* Start Recorded data *

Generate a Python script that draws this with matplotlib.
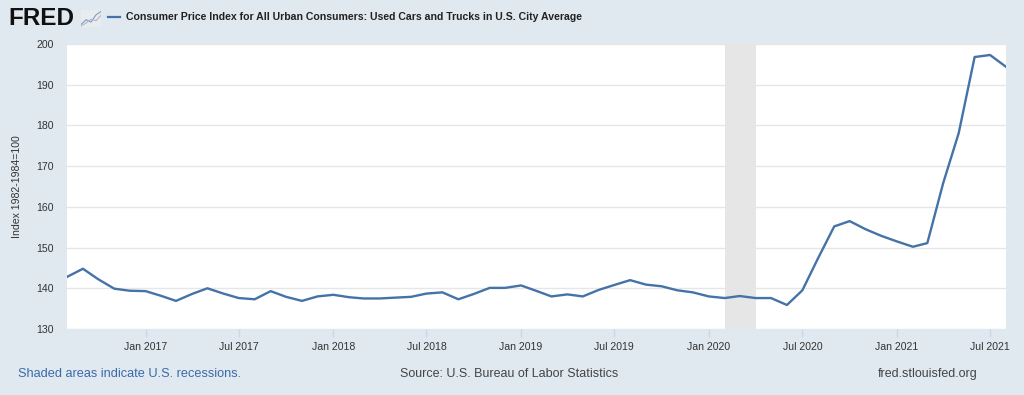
import matplotlib
matplotlib.use("Agg")
import matplotlib.pyplot as plt
import matplotlib.dates as mdates
import pandas as pd

plt.rcParams['font.family'] = ['Liberation Sans', 'DejaVu Sans']

# Data: monthly CPI Used Cars and Trucks, Aug 2016 - Aug 2021
start_month = "2016-08-01"
values = [
    142.8, 144.8, 142.2, 139.9, 139.4,                     # Aug-Dec 2016
    139.3, 138.1, 136.9, 138.6, 140.0, 138.7,              # Jan-Jun 2017
    137.6, 137.3, 139.3, 137.9, 136.9, 138.0,              # Jul-Dec 2017
    138.4, 137.8, 137.5, 137.5, 137.7, 137.9,              # Jan-Jun 2018
    138.7, 139.0, 137.3, 138.6, 140.1, 140.1,              # Jul-Dec 2018
    140.7, 139.3, 138.0, 138.5, 138.0, 139.6,              # Jan-Jun 2019
    140.8, 142.0, 140.9, 140.5, 139.5, 139.0,              # Jul-Dec 2019
    138.0, 137.6, 138.1, 137.6, 137.6, 135.9,              # Jan-Jun 2020
    139.5, 147.5, 155.2, 156.5, 154.5, 152.9,              # Jul-Dec 2020
    151.5, 150.2, 151.1, 165.9, 178.1, 196.8,              # Jan-Jun 2021
    197.3, 194.4,                                          # Jul-Aug 2021
]
recession_start = "2020-02-01"
recession_end = "2020-04-01"
yticks = [130, 140, 150, 160, 170, 180, 190, 200]

title = "Consumer Price Index for All Urban Consumers: Used Cars and Trucks in U.S. City Average"
ylabel = "Index 1982-1984=100"

dates = pd.date_range(start_month, periods=len(values), freq="MS")

BG = "#e1e9f0"
LINE = "#4572a7"
TXT = "#333333"

fig = plt.figure(figsize=(10.24, 3.95), dpi=100, facecolor=BG)
ax = fig.add_axes([67/1024, 1-329/395, (1006-67)/1024, (329-44)/395])
ax.set_facecolor("white")

ax.axvspan(pd.Timestamp(recession_start), pd.Timestamp(recession_end),
           color="#e6e6e6", zorder=1, lw=0)
ax.plot(dates, values, color=LINE, lw=1.7, zorder=3, solid_joinstyle="round")

ax.set_xlim(dates[0], dates[-1])
ax.set_ylim(130, 200)
ax.set_yticks(yticks)
ax.yaxis.grid(True, color="#e6e6e6", lw=1.0, zorder=0)
ax.set_axisbelow(True)

ax.xaxis.set_major_locator(mdates.MonthLocator(bymonth=[1, 7]))
ax.xaxis.set_major_formatter(mdates.DateFormatter("%b %Y"))

for s in ax.spines.values():
    s.set_visible(False)
ax.tick_params(axis="y", length=0, labelsize=7.6, labelcolor=TXT, pad=9.5)
ax.tick_params(axis="x", length=6, width=1, color="#ccd6eb", labelsize=7.6,
               labelcolor=TXT, pad=3)

ax.set_ylabel(ylabel, fontsize=7.6, color=TXT, labelpad=10)

# Header
fig.text(8/1024, 1-18.5/395, "FRED", fontsize=17.5, fontweight="bold", color="#111111",
         va="center", ha="left")
icon = fig.add_axes([81/1024, 1-27/395, 20/1024, 17/395])
icon.set_facecolor("#e8ecf0")
icon.plot([0, 1, 2, 3, 4], [0.5, 1.5, 1.0, 2.5, 3.2], color="#7f9cc4", lw=0.8)
icon.plot([0, 1, 2, 3, 4], [0.2, 0.8, 1.6, 1.3, 2.4], color="#b0b8c4", lw=0.8)
icon.set_xlim(0, 4)
icon.set_ylim(0, 3.5)
icon.set_xticks([])
icon.set_yticks([])
for s in icon.spines.values():
    s.set_visible(False)

fig.lines.append(plt.Line2D([108/1024, 120/1024], [1-17/395, 1-17/395],
                            transform=fig.transFigure, color=LINE, lw=1.6))
fig.text(126/1024, 1-17/395, title, fontsize=7.6, color="#222222",
         va="center", ha="left", fontweight="bold")

# Footer
fig.text(18/1024, 1-374/395, "Shaded areas indicate U.S. recessions.", fontsize=9.2,
         color="#3a6aa8", va="center", ha="left")
fig.text(400/1024, 1-374/395, "Source: U.S. Bureau of Labor Statistics", fontsize=9,
         color="#444444", va="center", ha="left")
fig.text(978/1024, 1-374/395, "fred.stlouisfed.org", fontsize=9,
         color="#444444", va="center", ha="right")

fig.savefig("out.png", dpi=100, facecolor=BG)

* End Recorded data *

What is asked -> Scan the lines above for "matplotlib", then copy every one that has it.

Solution to this exercise ->
Generate a Python script that draws this with matplotlib.
import matplotlib
matplotlib.use("Agg")
import matplotlib.pyplot as plt
import matplotlib.dates as mdates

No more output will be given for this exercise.